Furthermore, he said: “Worst of all, the President was overridden by a minister and alarming regulations were decreed. As a result, the credibility of the government was lost.”
Mr Ryder alleged that the renewed lockdown regulations affected company taxes and other related taxes. “Now the demand for products is way, way down. Currently, seven million more people are unemployed and this will drastically affect the economy,” he said.
According to Ms Maurencia Gillion, who is also a permanent delegate to the NCOP, said saving lives and livelihood is critical to ensure that there is a balance between the capacitation of the health sector to ensure that the spread of the pandemic does not bring a halt to economic activity. She commended the government for its interventions to mitigate the pandemic’s effect on the people.

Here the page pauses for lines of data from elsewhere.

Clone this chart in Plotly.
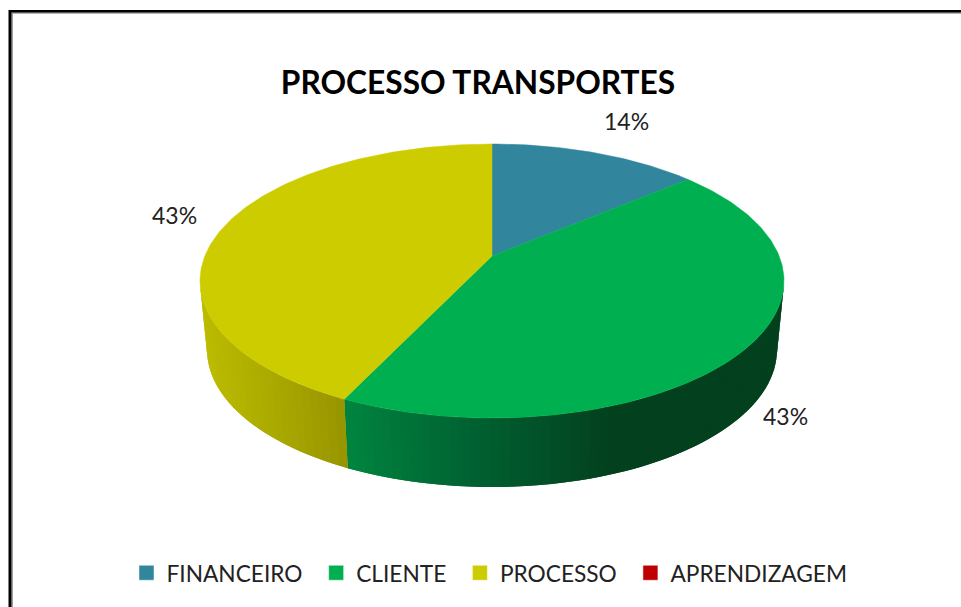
import math
import plotly.graph_objects as go

# ---- data ----
CATEGORIES = ["FINANCEIRO", "CLIENTE", "PROCESSO", "APRENDIZAGEM"]
VALUES = [1, 3, 3, 0]
TITLE = "PROCESSO TRANSPORTES"

# ---- style ----
COLORS = ["#31859C", "#00B050", "#CCCC00", "#C00000"]
WALL_STOPS = {
    "CLIENTE": [(345, (0, 132, 62)), (480, (0, 95, 48)), (610, (3, 65, 30)), (790, (3, 65, 30))],
    "PROCESSO": [(200, (188, 188, 0)), (349, (150, 148, 0))],
}
LABEL_SHIFT = {"FINANCEIRO": (31, 32), "CLIENTE": (35, -71), "PROCESSO": (-47, 14)}
W, H = 961, 607
CX, TOP_CY, RX, RY = 492, 281, 292, 137
BOT_CY, BOT_RX, BOT_RY = 350, 285, 137
APEX_Y = 256
K_RIGHT, K_LEFT = 0.80, 0.84  # perspective squeeze of angles
FONT = "Lato, Carlito, Calibri, sans-serif"
LEGEND_PAD = "\u00a0\u2009"


def persp(theta):
    """true pie angle (degrees clockwise from top) -> parametric ellipse angle, radians."""
    h = math.radians(theta) / 2
    if abs(math.cos(h)) < 1e-9:
        return math.radians(theta)
    if theta > 180:
        return 2 * math.atan(K_LEFT * math.tan(h)) + 2 * math.pi
    return 2 * math.atan(K_RIGHT * math.tan(h))


def top_pt(t):
    return CX + RX * math.sin(t), TOP_CY - RY * math.cos(t)


def bot_pt(t):
    return CX + BOT_RX * math.sin(t), BOT_CY - BOT_RY * math.cos(t)


def lerp_color(stops, x):
    if x <= stops[0][0]:
        c = stops[0][1]
    elif x >= stops[-1][0]:
        c = stops[-1][1]
    else:
        for (x0, c0), (x1, c1) in zip(stops, stops[1:]):
            if x0 <= x <= x1:
                f = (x - x0) / (x1 - x0)
                c = tuple(c0[i] + f * (c1[i] - c0[i]) for i in range(3))
                break
    return "rgb(%d,%d,%d)" % tuple(round(v) for v in c)


total = sum(VALUES)
fig = go.Figure()

# slice angles
slices = []
acc = 0.0
for name, v, col in zip(CATEGORIES, VALUES, COLORS):
    a0 = acc / total * 360
    acc += v
    a1 = acc / total * 360
    slices.append((name, v, col, a0, a1))

# side wall: overlapping strips, each painted over the previous, so no seams show
for name, v, col, a0, a1 in slices:
    if name not in WALL_STOPS or v == 0:
        continue
    t0, t1 = persp(a0), persp(a1)
    lo, hi = max(t0, math.pi / 2), min(t1, 3 * math.pi / 2)
    n = max(2, int(math.degrees(hi - lo) / 2))
    step = (hi - lo) / n
    order = range(n) if name == "CLIENTE" else range(n - 1, -1, -1)
    for i in order:
        s0 = lo + step * i
        s1 = s0 + step
        # extend under the neighbour that is painted next
        if name == "CLIENTE":
            e0, e1 = s0, min(hi, s1 + step)
        else:
            e0, e1 = max(lo, s0 - step), s1
        p = [top_pt(e0), top_pt(e1), bot_pt(e1), bot_pt(e0), top_pt(e0)]
        c = lerp_color(WALL_STOPS[name], top_pt((s0 + s1) / 2)[0])
        fig.add_trace(go.Scatter(
            x=[q[0] for q in p], y=[q[1] for q in p], mode="lines", fill="toself",
            fillcolor=c, line=dict(width=0), hoverinfo="skip", showlegend=False))

# top face
for name, v, col, a0, a1 in slices:
    if v == 0:
        continue
    n = max(4, int(a1 - a0))
    arc = [top_pt(persp(a0 + (a1 - a0) * i / n)) for i in range(n + 1)]
    xs = [CX] + [q[0] for q in arc] + [CX]
    ys = [APEX_Y] + [q[1] for q in arc] + [APEX_Y]
    fig.add_trace(go.Scatter(
        x=xs, y=ys, mode="lines", fill="toself", fillcolor=col,
        line=dict(color=col, width=0.5), name=name, hoverinfo="name", showlegend=False))

# legend entries
for name, col in zip(CATEGORIES, COLORS):
    fig.add_trace(go.Scatter(
        x=[None], y=[None], mode="markers", name=name + LEGEND_PAD,
        marker=dict(symbol="square", size=15, color=col, line=dict(color="rgba(255,255,255,0.5)", width=1))))

# percentage labels
annotations = []
for name, v, col, a0, a1 in slices:
    if v == 0:
        continue
    x, y = top_pt(persp((a0 + a1) / 2))
    sx, sy = LABEL_SHIFT[name]
    annotations.append(dict(
        x=x, y=y, xref="x", yref="y", text="%d%%" % round(v / total * 100), showarrow=False,
        xshift=sx, yshift=sy, font=dict(family=FONT, size=23, color="#222222")))

shapes = [
    dict(type="line", xref="x", yref="y", x0=12.2, x1=W, y0=13, y1=13, line=dict(color="#999999", width=1.5), layer="below"),
    dict(type="line", xref="x", yref="y", x0=12.2, x1=12.2, y0=13, y1=H, line=dict(color="#999999", width=1.5), layer="below"),
    dict(type="line", xref="x", yref="y", x0=9, x1=W, y0=11.2, y1=11.2, line=dict(color="black", width=2.6), layer="below"),
    dict(type="line", xref="x", yref="y", x0=10, x1=10, y0=10, y1=H, line=dict(color="black", width=3), layer="below"),
]

fig.update_layout(
    width=W, height=H, margin=dict(l=0, r=0, t=0, b=0),
    paper_bgcolor="white", plot_bgcolor="white",
    xaxis=dict(range=[0, W], visible=False, fixedrange=True),
    yaxis=dict(range=[H, 0], visible=False, fixedrange=True),
    title=dict(text=TITLE, x=478 / W, xanchor="center", y=1 - 83 / H, yanchor="middle",
               font=dict(family=FONT, size=31.7, color="black", weight="bold")),
    legend=dict(orientation="h", x=494 / W, xanchor="center", y=1 - 573 / H, yanchor="middle",
                font=dict(family=FONT, size=22.7, color="#222222"), bgcolor="rgba(0,0,0,0)",
                itemclick=False, itemdoubleclick=False),
    annotations=annotations, shapes=shapes, showlegend=True,
)

fig.write_html("out.html", config={"displayModeBar": False},
               post_script="document.body.style.margin='0';document.body.style.overflow='hidden';")
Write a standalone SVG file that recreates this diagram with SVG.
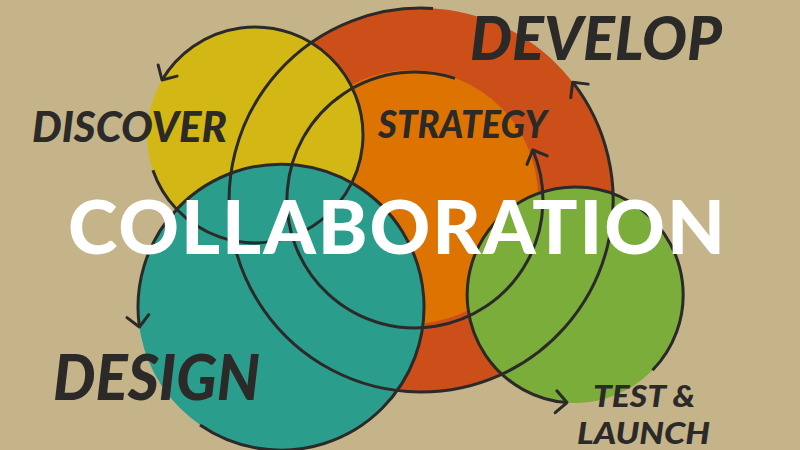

Ms S’lindile Luthuli alleged during the debate that the government failed to respond to the communities of Mtubatuba in KwaZulu-Natal, Khayelitsha and Matatiele – and it prioritised economic gains before people’s lives. “This follows the opening of restaurants and movie theatres, and just now the government will allow people to go to music concerts and to church in big numbers, and it will also open up contact sport.”
She said what is even worse here in the Western Cape is that the Western Cape government has advocated for the opening of the economy way too early so that the poor could serve them in their homes, restaurants, and bars, while they (the poor) are dying of the pandemic.
“Why do we allow the sale of alcohol when we are at the peak of the pandemic? The government must not speak as though the situation is under control when it’s not. People are on their own, the situation of their health is in their own hands,” she said.
Mr Stephanus du Toit said the government failed to provide healthcare for people suffering from TB and HIV, and it has done so again to those infected with coronavirus. And when the governing party realised that it was losing political ground, it used the pandemic for political gains.
“Since the lockdown, radical economic transformation is regarded as a new norm, not an ideology. The governing party realised it was losing political ground due to fraud and corruption amounting to billions of rands, and used the pandemic to gain political mileage that further decided South Africans along racial lines,” he said.
Closing the debate, the Chief Whip, Mr Mohai, said the government will listen to people’s interests against available evidence. He said: “We will not glorify interest groups which come here to pretend as if they are speaking for our people, when they know that they derive their mandate from organised interest groups.”
Furthermore, he said: “We need a uniquely African response to educate people more about what to do and expect during funeral practices, schooling and caring for the elderly in our ongoing fight against the pandemic.”